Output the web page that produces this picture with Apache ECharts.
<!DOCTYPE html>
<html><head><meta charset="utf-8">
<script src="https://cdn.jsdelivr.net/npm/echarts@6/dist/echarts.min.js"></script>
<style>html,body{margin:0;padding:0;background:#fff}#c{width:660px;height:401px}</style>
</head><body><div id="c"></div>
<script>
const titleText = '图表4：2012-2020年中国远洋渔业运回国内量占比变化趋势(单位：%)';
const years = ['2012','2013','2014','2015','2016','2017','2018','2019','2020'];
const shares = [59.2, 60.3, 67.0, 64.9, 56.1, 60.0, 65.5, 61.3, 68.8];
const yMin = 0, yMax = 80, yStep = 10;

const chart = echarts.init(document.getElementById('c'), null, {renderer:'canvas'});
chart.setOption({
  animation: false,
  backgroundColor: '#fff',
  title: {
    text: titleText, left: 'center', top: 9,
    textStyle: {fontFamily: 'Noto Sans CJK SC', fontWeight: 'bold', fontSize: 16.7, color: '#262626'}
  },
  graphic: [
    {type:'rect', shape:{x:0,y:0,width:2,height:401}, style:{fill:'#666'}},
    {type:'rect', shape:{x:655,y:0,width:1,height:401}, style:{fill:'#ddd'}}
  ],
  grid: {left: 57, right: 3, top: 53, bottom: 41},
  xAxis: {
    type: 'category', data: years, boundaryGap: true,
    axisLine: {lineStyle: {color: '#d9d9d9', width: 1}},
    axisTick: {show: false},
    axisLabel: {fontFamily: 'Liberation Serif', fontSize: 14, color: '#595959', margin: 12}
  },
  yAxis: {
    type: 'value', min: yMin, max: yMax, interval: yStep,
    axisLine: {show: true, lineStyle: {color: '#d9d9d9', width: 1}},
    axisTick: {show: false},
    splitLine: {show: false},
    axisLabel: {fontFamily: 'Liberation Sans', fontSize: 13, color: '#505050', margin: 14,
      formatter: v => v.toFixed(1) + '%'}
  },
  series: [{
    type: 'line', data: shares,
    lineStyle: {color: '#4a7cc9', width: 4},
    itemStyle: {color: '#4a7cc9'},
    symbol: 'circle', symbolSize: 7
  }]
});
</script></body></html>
□ □ □ □ □ □ □
Aim of the exercise:
Give the listing again, word for word.

Full solution:
Output the web page that produces this picture with Apache ECharts.
<!DOCTYPE html>
<html><head><meta charset="utf-8">
<script src="https://cdn.jsdelivr.net/npm/echarts@6/dist/echarts.min.js"></script>
<style>html,body{margin:0;padding:0;background:#fff}#c{width:660px;height:401px}</style>
</head><body><div id="c"></div>
<script>
const titleText = '图表4：2012-2020年中国远洋渔业运回国内量占比变化趋势(单位：%)';
const years = ['2012','2013','2014','2015','2016','2017','2018','2019','2020'];
const shares = [59.2, 60.3, 67.0, 64.9, 56.1, 60.0, 65.5, 61.3, 68.8];
const yMin = 0, yMax = 80, yStep = 10;

const chart = echarts.init(document.getElementById('c'), null, {renderer:'canvas'});
chart.setOption({
  animation: false,
  backgroundColor: '#fff',
  title: {
    text: titleText, left: 'center', top: 9,
    textStyle: {fontFamily: 'Noto Sans CJK SC', fontWeight: 'bold', fontSize: 16.7, color: '#262626'}
  },
  graphic: [
    {type:'rect', shape:{x:0,y:0,width:2,height:401}, style:{fill:'#666'}},
    {type:'rect', shape:{x:655,y:0,width:1,height:401}, style:{fill:'#ddd'}}
  ],
  grid: {left: 57, right: 3, top: 53, bottom: 41},
  xAxis: {
    type: 'category', data: years, boundaryGap: true,
    axisLine: {lineStyle: {color: '#d9d9d9', width: 1}},
    axisTick: {show: false},
    axisLabel: {fontFamily: 'Liberation Serif', fontSize: 14, color: '#595959', margin: 12}
  },
  yAxis: {
    type: 'value', min: yMin, max: yMax, interval: yStep,
    axisLine: {show: true, lineStyle: {color: '#d9d9d9', width: 1}},
    axisTick: {show: false},
    splitLine: {show: false},
    axisLabel: {fontFamily: 'Liberation Sans', fontSize: 13, color: '#505050', margin: 14,
      formatter: v => v.toFixed(1) + '%'}
  },
  series: [{
    type: 'line', data: shares,
    lineStyle: {color: '#4a7cc9', width: 4},
    itemStyle: {color: '#4a7cc9'},
    symbol: 'circle', symbolSize: 7
  }]
});
</script></body></html>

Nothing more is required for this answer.